Year 1 Theme and Question: Understanding and Creating: How do we pursue knowledge and cultivate understanding?

  • The First-Year Seminar (DEPT 193, 3 credits): The First-Year Seminar (FYS), taken in the fall or spring of the first year, is designed to promote an intellectual shift in students as they transition to college academic life. Each small seminar is organized around an engaging topic, which students explore from multiple perspectives. The FYS is offered by many departments across the University (click here [PDF] for list of FYS courses).  
  • Writing (ENGL 101, 3 credits) and Reasoning (PHIL 101, 3 credits): The Writing and Reasoning courses are designed to help students develop the foundational skills of critical reading, thinking, analysis, and writing. They may be taken as linked sections. Writing (ENGL 101) carries one of the three required writing-enriched designations (see below).
  • Communication & Speech (COMM 100, 3 credits): This course introduces students to interpersonal and small group communication and requires the application of critical thinking, reasoning, and research skills necessary to organize, write, and present several speeches.
  • Scientific Inquiry (BIOL 104/104L, CHEM 104/104L, or PHYS 104/104L, 3 credits): This course explores the scientific process in the natural world through evidence-based logic and includes significant laboratory experience. Students pursuing majors that require science courses will satisfy this requirement through their major.
  • Mathematics (above Math 100, 3 credits): Mathematics courses promote thinking according to the modes of the discipline—abstractly, symbolically, logically, and computationally. One course in mathematics, above Math 100, including any math course required for a major or minor, will fulfill this requirement. MATH 100 (College Algebra) and courses without the MATH prefix do not fulfill this requirement.
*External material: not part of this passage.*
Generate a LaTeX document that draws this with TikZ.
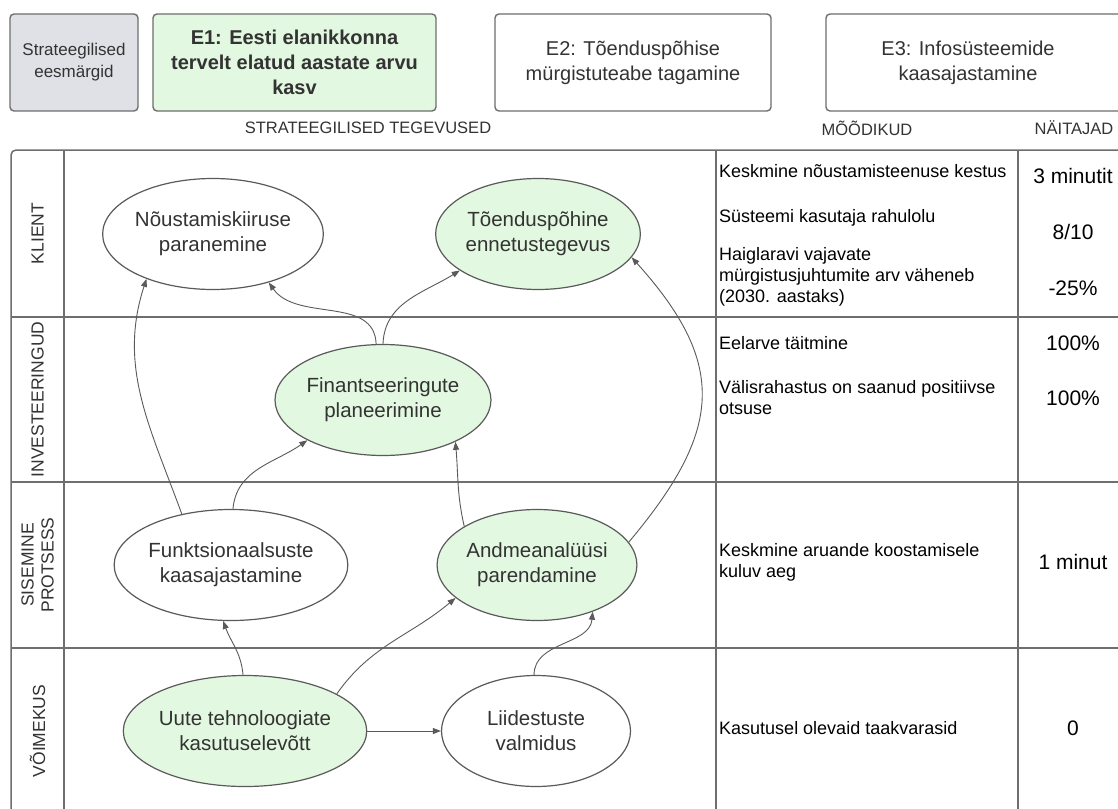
\documentclass[tikz,border=0pt]{standalone}
\usepackage{fontspec}
\setmainfont{Liberation Sans}
\usetikzlibrary{shapes.geometric,arrows.meta}
\definecolor{edgegray}{HTML}{5A5A5A}
\definecolor{gridgray}{HTML}{6E6E6E}
\definecolor{goalgray}{HTML}{DFE1E6}
\definecolor{leaf}{HTML}{E2F8E0}
\definecolor{ink}{HTML}{333333}
\newcommand{\fs}[2]{\fontsize{#1}{#2}\selectfont}

\begin{document}
\begin{tikzpicture}[x=1pt,y=1pt,
  goalbox/.style={draw=gridgray, line width=1.4pt, rounded corners=4pt, align=center,
    text=ink, minimum height=97pt, inner sep=0pt},
  act/.style={ellipse, draw=edgegray, line width=1.2pt, minimum width=189pt,
    minimum height=111pt, inner sep=0pt, align=center, text=ink, font=\fs{20.5}{25}},
  actg/.style={act, fill=leaf},
  link/.style={draw=edgegray, line width=0.9pt, -{Triangle[length=8pt,width=6pt]}},
  tline/.style={draw=gridgray, line width=1.5pt},
  head/.style={text=ink, font=\fs{16.5}{20}, inner sep=0pt},
  rowlab/.style={rotate=90, text=ink, font=\fs{17.5}{20}, align=center, inner sep=0pt},
  metric/.style={anchor=west, align=left, inner sep=0pt, font=\fs{18}{21}},
  value/.style={inner sep=0pt, font=\fs{21}{24}}
]
\useasboundingbox (0,0) rectangle (1118,-808);
\clip (0,0) rectangle (1118,-808);
\fill[white] (0,0) rectangle (1118,-808);

% strategic goals
\node[goalbox, fill=goalgray, minimum width=128pt, font=\fs{17}{22}] (goal0) at (74,-62.5)
  {Strateegilised\\eesmärgid};
\node[goalbox, fill=leaf, minimum width=283pt, font=\bfseries\fs{20}{25}] (goal1) at (294.5,-62.5)
  {E1: Eesti elanikkonna\\tervelt elatud aastate arvu\\kasv};
\node[goalbox, fill=white, minimum width=276pt, font=\fs{20}{25}] (goal2) at (633,-62.5)
  {E2: Tõenduspõhise\\mürgistuteabe tagamine};
\draw[draw=gridgray, line width=1.4pt, rounded corners=4pt]
  (1140,-14) -- (826,-14) -- (826,-111) -- (1140,-111);
\node[text=ink, align=center, font=\fs{20}{25}, inner sep=0pt] (goal3) at (968,-62.5)
  {E3: Infosüsteemide\\kaasajastamine};

% column headings
\node[head] (hact) at (368,-128) {STRATEEGILISED TEGEVUSED};
\node[head] (hmet) at (867,-128) {MÕÕDIKUD};
\node[head] (hval) at (1074,-128) {NÄITAJAD};

% table frame
\draw[tline, rounded corners=5pt] (11,-820) -- (11,-150) -- (1130,-150);
\draw[tline] (64,-150) -- (64,-820);
\draw[tline] (716,-150) -- (716,-820);
\draw[tline] (1018,-150) -- (1018,-820);
\draw[tline] (11,-317) -- (1130,-317);
\draw[tline] (11,-482) -- (1130,-482);
\draw[tline] (11,-648) -- (1130,-648);

% perspective labels
\node[rowlab] (pklient) at (37.5,-233.5) {KLIENT};
\node[rowlab] (pinvest) at (37.5,-399.5) {INVESTEERINGUD};
\node[rowlab] (pprots) at (37.5,-565) {SISEMINE\\PROTSESS};
\node[rowlab] (pvoime) at (37.5,-731) {VÕIMEKUS};

% strategic activities
\node[act]  (nou) at (213,-234) {Nõustamiskiiruse\\paranemine};
\node[actg] (toe) at (538,-234) {Tõenduspõhine\\ennetustegevus};
\node[actg] (fin) at (383,-400) {Finantseeringute\\planeerimine};
\node[act]  (fun) at (231,-565) {Funktsionaalsuste\\kaasajastamine};
\node[actg] (and) at (537,-565) {Andmeanalüüsi\\parendamine};
\node[actg] (uut) at (245,-731) {Uute tehnoloogiate\\kasutuselevõtt};
\node[act]  (lii) at (536,-731) {Liidestuste\\valmidus};

% cause and effect links
\draw[link] (fin.97) to[out=92,in=-55] (nou.-41);
\draw[link] (fin.90) to[out=88,in=-148] (toe.-155);
\draw[link] (fun.134) to[out=110,in=-108] (nou.-146);
\draw[link] (fun.88) to[out=85,in=-145] (fin.-152);
\draw[link] (and.152) to[out=103,in=-85] (fin.-30);
\draw[link] (and.14) to[out=50,in=-48,looseness=1.3] (toe.-14);
\draw[link] (uut.92) to[out=95,in=-70] (fun.-98);
\draw[link] (uut.22) to[out=55,in=-140] (and.-158);
\draw[link] (uut.east) -- (lii.west);
\draw[link] (lii.92) to[out=90,in=-95] (and.-40);

% measures
\node[metric] (m1) at (719,-171) {Keskmine nõustamisteenuse kestus};
\node[metric] (m2) at (719,-218) {Süsteemi kasutaja rahulolu};
\node[metric] (m3) at (719,-277) {Haiglaravi vajavate\\mürgistusjuhtumite arv väheneb\\(2030. aastaks)};
\node[metric] (m4) at (719,-343) {Eelarve täitmine};
\node[metric] (m5) at (719,-398) {Välisrahastus on saanud positiivse\\otsuse};
\node[metric] (m6) at (719,-562) {Keskmine aruande koostamisele\\kuluv aeg};
\node[metric] (m7) at (719,-728) {Kasutusel olevaid taakvarasid};

% target values
\node[value] (v1) at (1073,-176) {3 minutit};
\node[value] (v2) at (1073,-232) {8/10};
\node[value] (v3) at (1073,-288) {-25\%};
\node[value] (v4) at (1073,-343) {100\%};
\node[value] (v5) at (1073,-398) {100\%};
\node[value] (v6) at (1073,-562) {1 minut};
\node[value] (v7) at (1073,-728) {0};
\end{tikzpicture}
\end{document}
Year 2 Theme and Question: Being and Becoming: Who are we and what does it mean to be human?

  • Philosophy of Human Nature (PHIL 201, 3 credits): This course provides students with a philosophical study of key figures, theories, and intellectual traditions that contribute to understanding the human condition; the meaning and dignity of human life; and the human relationship to ultimate reality.
  • Christianity and Catholic Traditions (RELI, 3 credits). Religious Studies core courses approved for this requirement explore diverse topics including Christian scriptures, history, theology, and practices as well as major contributions from the Catholic intellectual and theological traditions (click here [PDF] for a list of approved courses) .
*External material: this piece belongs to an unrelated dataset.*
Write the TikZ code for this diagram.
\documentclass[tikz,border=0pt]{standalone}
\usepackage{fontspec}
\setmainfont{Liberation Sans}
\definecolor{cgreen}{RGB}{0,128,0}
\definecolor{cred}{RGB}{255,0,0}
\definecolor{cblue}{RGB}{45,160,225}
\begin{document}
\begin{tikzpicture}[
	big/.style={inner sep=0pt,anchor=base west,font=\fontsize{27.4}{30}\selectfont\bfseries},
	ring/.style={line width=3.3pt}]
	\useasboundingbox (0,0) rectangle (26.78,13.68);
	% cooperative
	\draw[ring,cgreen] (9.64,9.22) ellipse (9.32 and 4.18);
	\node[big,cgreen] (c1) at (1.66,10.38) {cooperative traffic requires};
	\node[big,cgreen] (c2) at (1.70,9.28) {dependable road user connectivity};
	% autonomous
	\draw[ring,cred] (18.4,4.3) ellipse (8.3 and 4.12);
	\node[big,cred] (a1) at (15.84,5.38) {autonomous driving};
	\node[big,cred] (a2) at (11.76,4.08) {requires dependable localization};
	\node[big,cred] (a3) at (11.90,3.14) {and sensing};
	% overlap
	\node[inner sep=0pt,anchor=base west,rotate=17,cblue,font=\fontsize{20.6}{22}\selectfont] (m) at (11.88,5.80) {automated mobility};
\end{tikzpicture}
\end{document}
Year 3 Theme and Question: Caring and Doing: What principles characterize a well lived life?

  • Ethics (PHIL 301 or RELI, 3 credits): The Ethics courses are designed to help students develop their moral imagination by exploring and explaining the reasons humans should care about the needs and interests of others. This requirement is satisfied by an approved ethics course in either Philosophy (PHIL 301) or Religious Studies (click here [PDF] for a list of approved courses).
  • World/Comparative Religion (RELI, 3 credits): Religious Studies courses approved for this core requirement draw attention to the diversity that exists within and among traditions and encourage students to bring critical, analytical thinking to bear on the traditions and questions considered. These courses carries one of the required two global-studies designations (see below) (click here [PDF] for a list of approved courses).

Year 4 Theme and Question: Imagining the Possible: What is our role in the world?” 

  • Core Integration Seminar (DEPT 432, 3 credits). The Core Integration Seminar (CIS) offers students a culminating core experience in which they integrate the principles of Jesuit education, prior components of the core, and their disciplinary expertise. Some CIS courses may also count toward a student’s major or minor. The CIS is offered by several departments across the University (click here [PDF] for list of CIS courses).

The Broadening Courses

  • Fine Arts & Design (VART, MUSC, THEA, 3 credits): Arts courses explore multiple ways the human experience can be expressed through creativity, including across different cultures and societies. One approved course in fine arts, music, theatre, or dance will fulfill this requirement (click here [PDF] for a list of approved courses).
  • History (HIST, 3 credits): History courses are intended to develop students’ awareness of the historical context of both the individual and the collective human experience. One course in History (HIST 101, HIST 102, HIST 112, HIST 201, HIST 202) will fulfill this requirement.
  • Literature (3 credits): Literature courses foster reflection on how literature engages with a range of human experience. One approved course in Literature (offered by English, Classics, or Modern Languages) will fulfill this requirement (click here [PDF] for a list of approved courses).
  • Social & Behavioral Sciences (3 credits): Courses in the social and behavioral sciences engage students in studying human behavior, social systems, and social issues. One approved course offered by Criminal Justice, Economics, Political Science, Psychology, Sociology, or Women and Gender Studies will fulfill this requirement (click here [PDF] for a list of approved courses).

The Designations
Designations are embedded within already existing core, major, minor, and elective courses. Students are encouraged to meet designation requirements within elective courses as their schedule allows; however, with careful planning students should be able to complete most of the designation requirements within other core, major, or minor courses.

  • Writing Enriched (WE; 3 courses meeting this designation): Courses carrying the WE designation are designed to promote the humanistic and Jesuit pedagogical ideal of clear, effective communication. In addition to the required core course, Writing (ENGL 101), which carries one of the WE designations, students must take two other WE-designated courses (click here [PDF] for a list of approved courses).
  • Global-Studies (GS; 2 courses meeting this designation): Courses carrying the GS designation are designed to challenge students to perceive and understand human diversity by exploring diversity within a context of constantly changing global systems. In addition to the required core course, World/Comparative Religion (RELI 300-level), which carries one of the GS designations, students must take one other GS-designated course (click here [PDF] for a list of approved courses).
  • Social-Justice (SJ; 1 course meeting this designation): Courses carrying the SJ designation are designed to introduce students to one or more social justice concerns. Students must take one course that meets the SJ designation (click here [PDF] for a list of approved courses).

Major-specific adaptations to the University Core Curriculum

All Gonzaga students, regardless of their major, will complete the University Core Curriculum requirements. However some Gonzaga students will satisfy certain core requirements through major-specific programs or courses. Any major-specific adaptations to the core are described with the requirements for the majors to which they apply.